Evening types tend to have a larger amplitude of circadian rhythms such as temperature. Their sleep is more closely entrained by light. They have a later melatonin peak and temperature nadir and may have a long circadian periodicity . They wake closer to the temperature minimum than morning types. They nap less easily during the day, but for longer than the morning types, and feel more refreshed afterwards.
They obtain more sleep by waking later in the morning rather than going to bed earlier, and if this is impossible because of, for instance, work commitments a sleep debt is built up which is usually discharged at weekends by sleeping longer. Alertness in the morning can be promoted by taking nicotine or caffeine. Evening types have more irregular sleeping times, and adapt better to time zone changes and to nocturnal shift work than morning types. In adolescence, however, they are often more sleepy on school days, with resulting attention problems, under-achievement at school, and more injuries, and they take more caffeine.
Daytime naps are normal in young children and common in the elderly and are taken especially at between 2.00 and 4.00 pmwhen the circadian rhythms favour sleep. They are often taken to compensate for sleep deprivation at night, but may be a manifestation of excessive daytime sleepiness from other causes.
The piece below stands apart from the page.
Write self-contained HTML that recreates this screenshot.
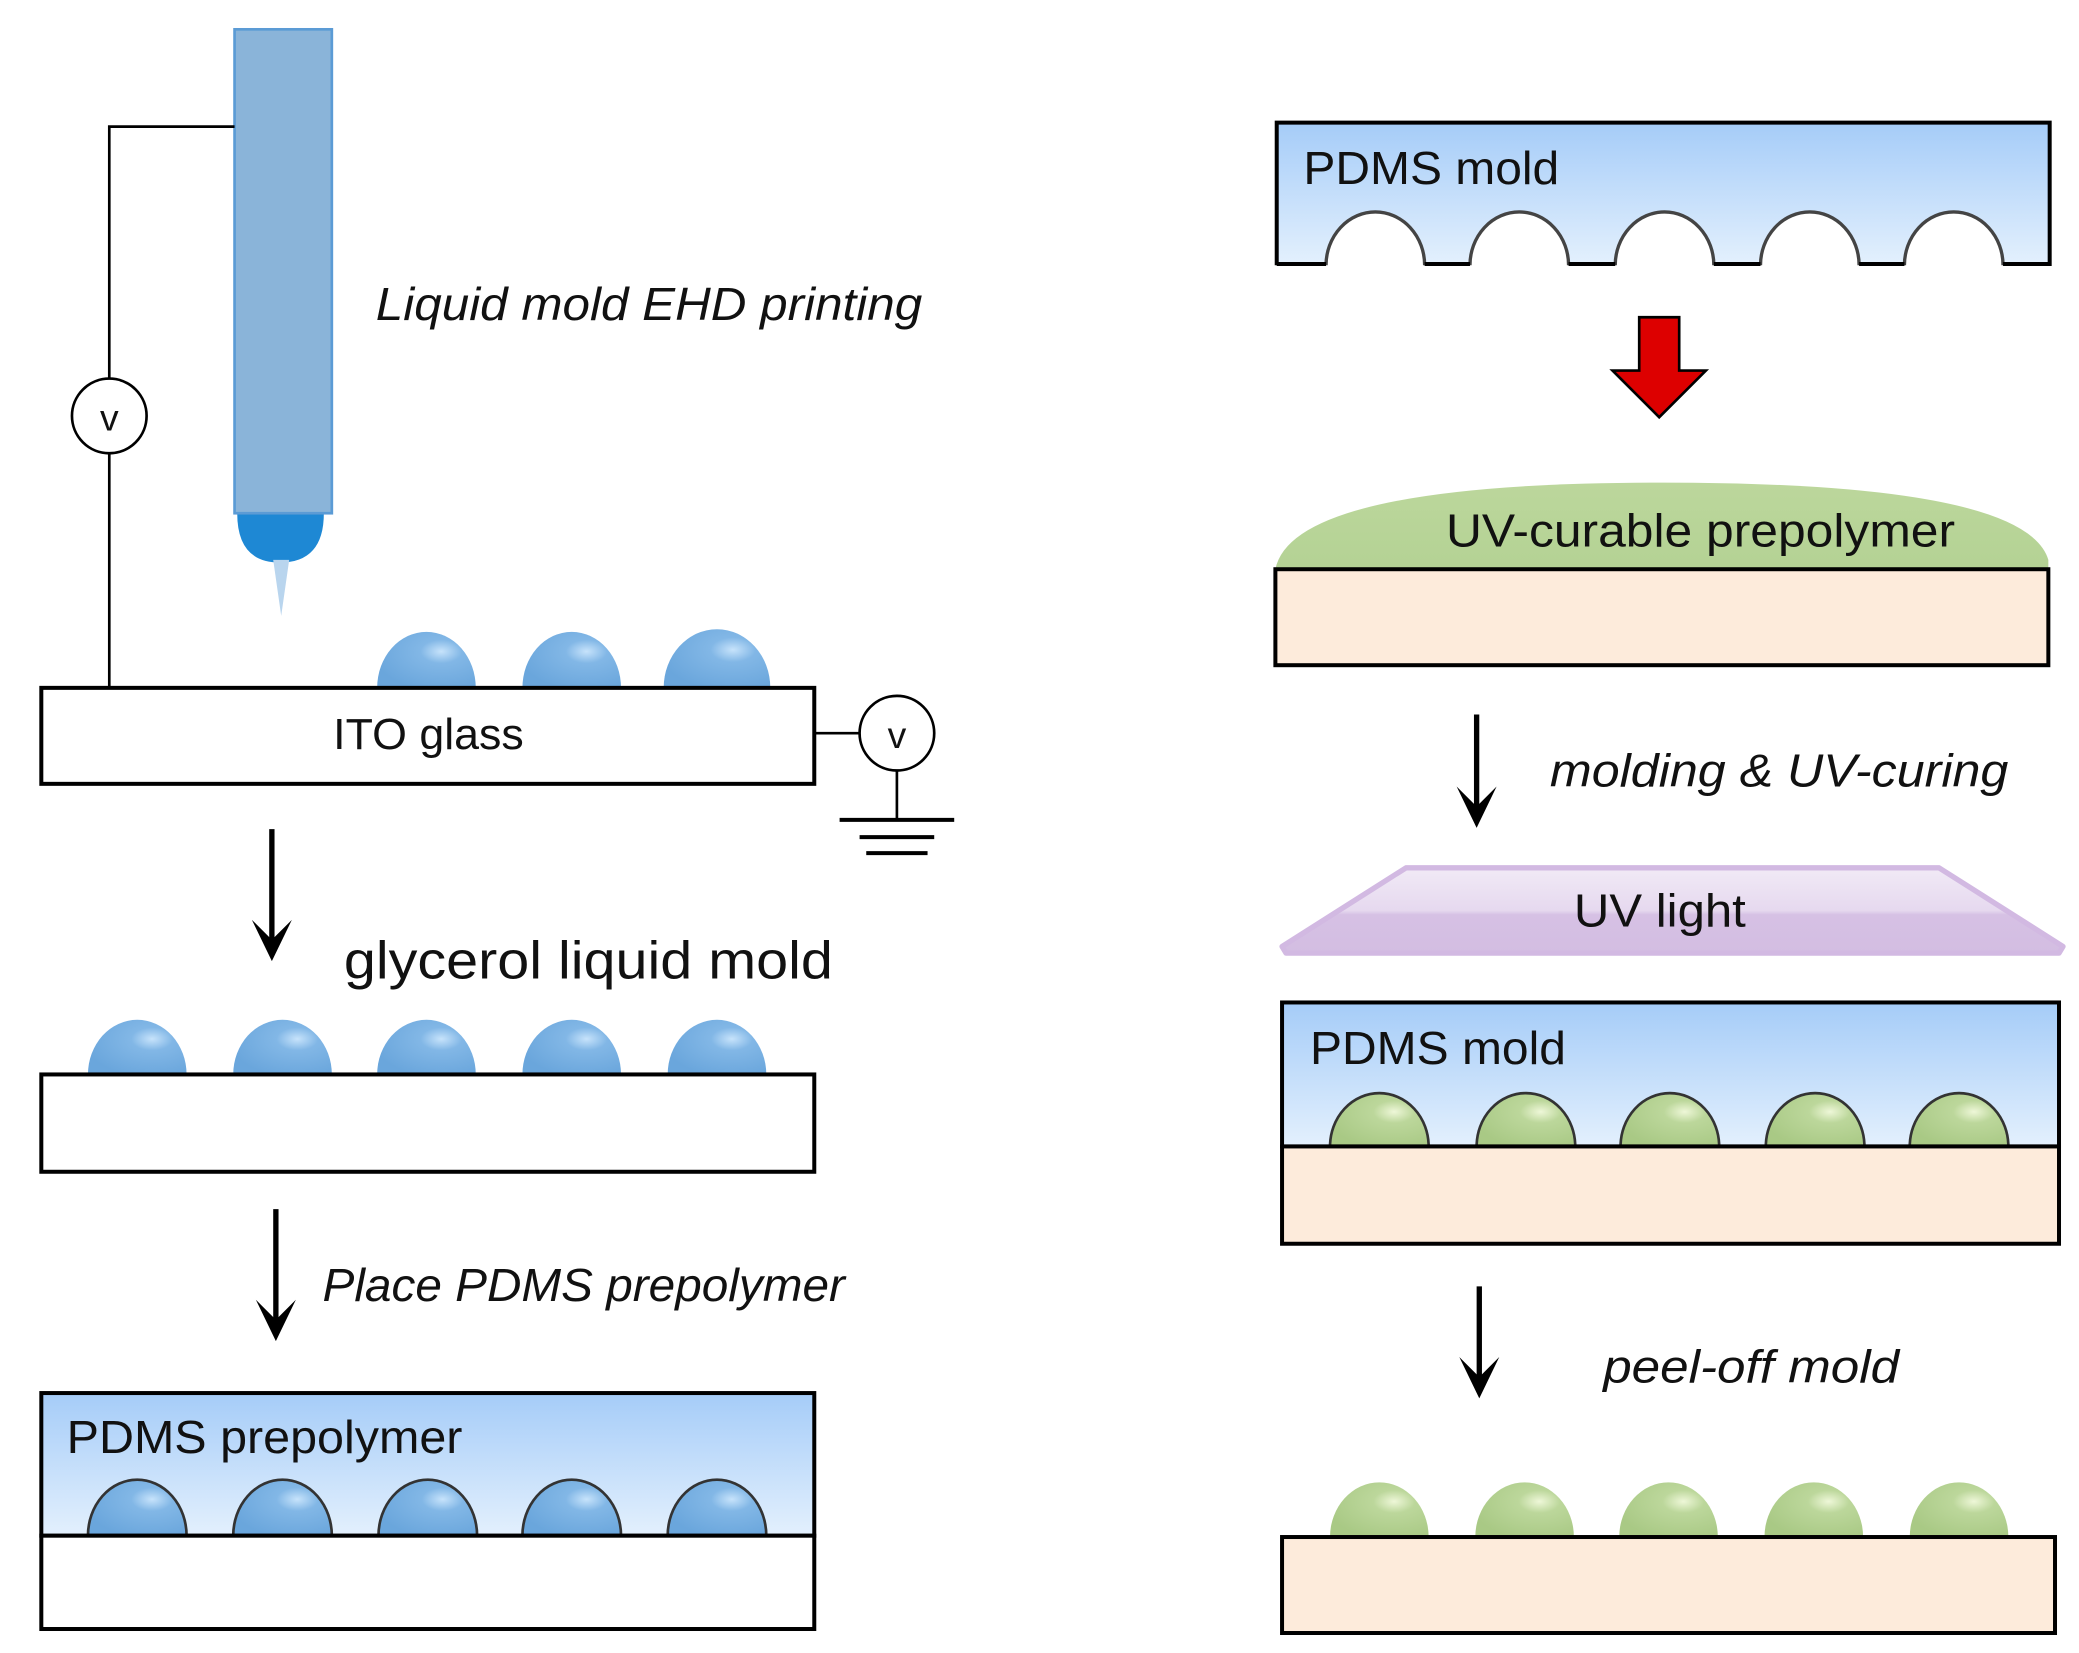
<!DOCTYPE html>
<html><head><meta charset="utf-8"><style>
html,body{margin:0;padding:0;background:#fff;}
svg{display:block;}
text{font-family:"Liberation Sans",sans-serif;fill:#111;}
</style></head><body>
<svg width="2079" height="1653" viewBox="0 0 1560 1240" preserveAspectRatio="none" xmlns="http://www.w3.org/2000/svg">
<defs>
<linearGradient id="bg" x1="0" y1="0" x2="0" y2="1"><stop offset="0" stop-color="#a5ccf8"/><stop offset="1" stop-color="#e3f0fd"/></linearGradient>
<radialGradient id="bd" cx="0.65" cy="0.35" r="0.7"><stop offset="0" stop-color="#c7e3fb"/><stop offset="0.3" stop-color="#82b7e6"/><stop offset="1" stop-color="#6aa6dc"/></radialGradient>
<radialGradient id="gd" cx="0.65" cy="0.35" r="0.7"><stop offset="0" stop-color="#eef7d8"/><stop offset="0.3" stop-color="#bcd79b"/><stop offset="1" stop-color="#a9c985"/></radialGradient>
<linearGradient id="uv" x1="0" y1="0" x2="0" y2="1"><stop offset="0" stop-color="#f1eaf6"/><stop offset="0.5" stop-color="#e6d9ef"/><stop offset="0.55" stop-color="#d6c1e4"/><stop offset="1" stop-color="#d3bde2"/></linearGradient>
<linearGradient id="cap" x1="0" y1="0" x2="0" y2="1"><stop offset="0" stop-color="#bcd79c"/><stop offset="1" stop-color="#b4d294"/></linearGradient>
</defs>

<!-- nozzle -->
<path d="M178 385 Q178 422 210 422 Q243 422 243 385 Z" fill="#1e88d4"/>
<path d="M205 420 L211 462 L217 420 Z" fill="#b9d5ee"/>
<rect x="176" y="22" width="73" height="363" fill="#8ab4d9" stroke="#5b9bd5" stroke-width="2"/>
<polyline points="176,95 82,95 82,515" fill="none" stroke="#000" stroke-width="2"/>
<circle cx="82" cy="312" r="28" fill="#fff" stroke="#000" stroke-width="2"/>
<text x="82" y="323" font-size="28" text-anchor="middle">v</text>
<text x="282" y="240" font-size="35" font-style="italic" textLength="410" lengthAdjust="spacingAndGlyphs">Liquid mold EHD printing</text>

<!-- drops on ITO -->
<g fill="url(#bd)">
<path d="M283 516 A37 42 0 0 1 357 516 Z"/>
<path d="M392 516 A37 42 0 0 1 466 516 Z"/>
<path d="M498 516 A40 44 0 0 1 578 516 Z"/>
</g>
<rect x="31" y="516" width="580" height="72" fill="#fff" stroke="#000" stroke-width="3"/>
<text x="250" y="562" font-size="33" textLength="143" lengthAdjust="spacingAndGlyphs">ITO glass</text>
<line x1="611" y1="550" x2="645" y2="550" stroke="#000" stroke-width="2"/>
<circle cx="673" cy="550" r="28" fill="#fff" stroke="#000" stroke-width="2"/>
<text x="673" y="561" font-size="28" text-anchor="middle">v</text>
<line x1="673" y1="578" x2="673" y2="615" stroke="#000" stroke-width="2"/>
<line x1="630" y1="615" x2="716" y2="615" stroke="#000" stroke-width="3"/>
<line x1="645" y1="628" x2="701" y2="628" stroke="#000" stroke-width="3"/>
<line x1="650" y1="640" x2="696" y2="640" stroke="#000" stroke-width="3"/>

<!-- arrow 1 -->
<line x1="204" y1="622" x2="204" y2="715" stroke="#000" stroke-width="4"/>
<path d="M189 690 L204 721 L219 690 L204 705 Z" fill="#000"/>
<text x="258" y="734" font-size="40" textLength="367" lengthAdjust="spacingAndGlyphs">glycerol liquid mold</text>

<g fill="url(#bd)">
<path d="M66 806 A37 41 0 0 1 140 806 Z"/>
<path d="M175 806 A37 41 0 0 1 249 806 Z"/>
<path d="M283 806 A37 41 0 0 1 357 806 Z"/>
<path d="M392 806 A37 41 0 0 1 466 806 Z"/>
<path d="M501 806 A37 41 0 0 1 575 806 Z"/>
</g>
<rect x="31" y="806" width="580" height="73" fill="#fff" stroke="#000" stroke-width="3"/>

<line x1="207" y1="907" x2="207" y2="1000" stroke="#000" stroke-width="4"/>
<path d="M192 975 L207 1006 L222 975 L207 990 Z" fill="#000"/>
<text x="242" y="976" font-size="35" font-style="italic" textLength="392" lengthAdjust="spacingAndGlyphs">Place PDMS prepolymer</text>

<rect x="31" y="1045" width="580" height="107" fill="url(#bg)"/>
<g fill="url(#bd)" stroke="#333" stroke-width="2">
<path d="M66 1152 A37 42 0 0 1 140 1152"/>
<path d="M175 1152 A37 42 0 0 1 249 1152"/>
<path d="M284 1152 A37 42 0 0 1 358 1152"/>
<path d="M392 1152 A37 42 0 0 1 466 1152"/>
<path d="M501 1152 A37 42 0 0 1 575 1152"/>
</g>
<rect x="31" y="1045" width="580" height="107" fill="none" stroke="#000" stroke-width="3"/>
<rect x="31" y="1152" width="580" height="70" fill="#fff" stroke="#000" stroke-width="3"/>
<text x="50" y="1090" font-size="35" textLength="297" lengthAdjust="spacingAndGlyphs">PDMS prepolymer</text>

<!-- right column -->
<rect x="958" y="92" width="580" height="106" fill="url(#bg)"/>
<g fill="#fff" stroke="#444" stroke-width="2.5">
<path d="M995 199 A37 40 0 0 1 1069 199"/>
<path d="M1103 199 A37 40 0 0 1 1177 199"/>
<path d="M1212 199 A37 40 0 0 1 1286 199"/>
<path d="M1321 199 A37 40 0 0 1 1395 199"/>
<path d="M1429 199 A37 40 0 0 1 1503 199"/>
</g>
<path d="M958 199 L958 92 L1538 92 L1538 198 L1503 198 M1429 198 L1395 198 M1321 198 L1286 198 M1212 198 L1177 198 M1103 198 L1069 198 M995 198 L958 198" fill="none" stroke="#000" stroke-width="3"/>
<text x="978" y="138" font-size="35" textLength="192" lengthAdjust="spacingAndGlyphs">PDMS mold</text>

<path d="M1230 238 L1260 238 L1260 278 L1280 278 L1245 313 L1210 278 L1230 278 Z" fill="#dd0000" stroke="#000" stroke-width="2"/>

<path d="M957 427 Q970 362 1247 362 Q1520 362 1537 420 L1537 427 Z" fill="url(#cap)"/>
<text x="1085" y="410" font-size="35" textLength="382" lengthAdjust="spacingAndGlyphs">UV-curable  prepolymer</text>
<rect x="957" y="427" width="580" height="72" fill="#fdebdb" stroke="#000" stroke-width="3"/>

<line x1="1108" y1="536" x2="1108" y2="615" stroke="#000" stroke-width="4"/>
<path d="M1093 590 L1108 621 L1123 590 L1108 605 Z" fill="#000"/>
<text x="1163" y="590" font-size="35" font-style="italic" textLength="344" lengthAdjust="spacingAndGlyphs">molding &amp; UV-curing</text>

<path d="M1055 651 L1455 651 L1548 710 L1545 715 L965 715 L962 710 Z" fill="url(#uv)" stroke="#d2b9e2" stroke-width="4" stroke-linejoin="round"/>
<text x="1181" y="695" font-size="35" textLength="129" lengthAdjust="spacingAndGlyphs">UV light</text>

<rect x="962" y="752" width="583" height="108" fill="url(#bg)"/>
<g fill="url(#gd)" stroke="#333" stroke-width="2">
<path d="M998 860 A37 40 0 0 1 1072 860"/>
<path d="M1108 860 A37 40 0 0 1 1182 860"/>
<path d="M1216 860 A37 40 0 0 1 1290 860"/>
<path d="M1325 860 A37 40 0 0 1 1399 860"/>
<path d="M1433 860 A37 40 0 0 1 1507 860"/>
</g>
<rect x="962" y="752" width="583" height="108" fill="none" stroke="#000" stroke-width="3"/>
<rect x="962" y="860" width="583" height="73" fill="#fdebdb" stroke="#000" stroke-width="3"/>
<text x="983" y="798" font-size="35" textLength="192" lengthAdjust="spacingAndGlyphs">PDMS mold</text>

<line x1="1110" y1="965" x2="1110" y2="1043" stroke="#000" stroke-width="4"/>
<path d="M1095 1018 L1110 1049 L1125 1018 L1110 1033 Z" fill="#000"/>
<text x="1203" y="1037" font-size="35" font-style="italic" textLength="222" lengthAdjust="spacingAndGlyphs">peel-off mold</text>

<g fill="url(#gd)">
<path d="M998 1153 A37 41 0 0 1 1072 1153 Z"/>
<path d="M1107 1153 A37 41 0 0 1 1181 1153 Z"/>
<path d="M1215 1153 A37 41 0 0 1 1289 1153 Z"/>
<path d="M1324 1153 A37 41 0 0 1 1398 1153 Z"/>
<path d="M1433 1153 A37 41 0 0 1 1507 1153 Z"/>
</g>
<rect x="962" y="1153" width="580" height="72" fill="#fdebdb" stroke="#000" stroke-width="3"/>
</svg>
</body></html>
The structure of sleep during a nap depends on the duration since the last sleep episode and its position in the circadian rhythm. Stages 3 and 4 NREM are more likely if the nap occurs after a prolonged period of wakefulness, which is usually later in the day. These stages of sleep are also more likely if a nap lasts for more than around 60 min, but are unlikely if it is less than 20 min. REM sleep may be entered if a nap coincides with the ultradian REM sleep cycle which probably persists in a mild form throughout wakefulness as well as sleep. This is otherwise unusual in normal subjects. Frequent dreaming during daytime naps suggests the diagnosis of narcolepsy.
'Sleep attacks' have been thought to be characteristic of narcolepsy and Parkinson's disease, perhaps triggered by dopaminergic agents, but they can occur with any cause of severe daytime sleepiness. They may be slightly more likely in REM rather than NREM sleep disorders or deprivation, and can be confused with transient loss of consciousness due to cardiac dysrhythmias or epilepsy.
Long naps may be followed by sleep inertia, and brief 'power' naps are often more refreshing. This may be not only because they may contain stages 3 and 4 NREM sleep, but also because the act of entering sleep from wakefulness itself leads to feeling refreshed. This implies that features of stages 3 and 4 NREM sleep may not be the best indicator of whether or not sleep is refreshing.
In narcolepsy naps of 5-30min or even less are refreshing. Longer naps are required in obstructive sleep apnoeas and even prolonged naps of up to 2h may be unrefreshing in idiopathic hypersomnia. Shift workers often have unavoidably modified nocturnal sleep routines and require naps at other times during the day in order to compensate for this.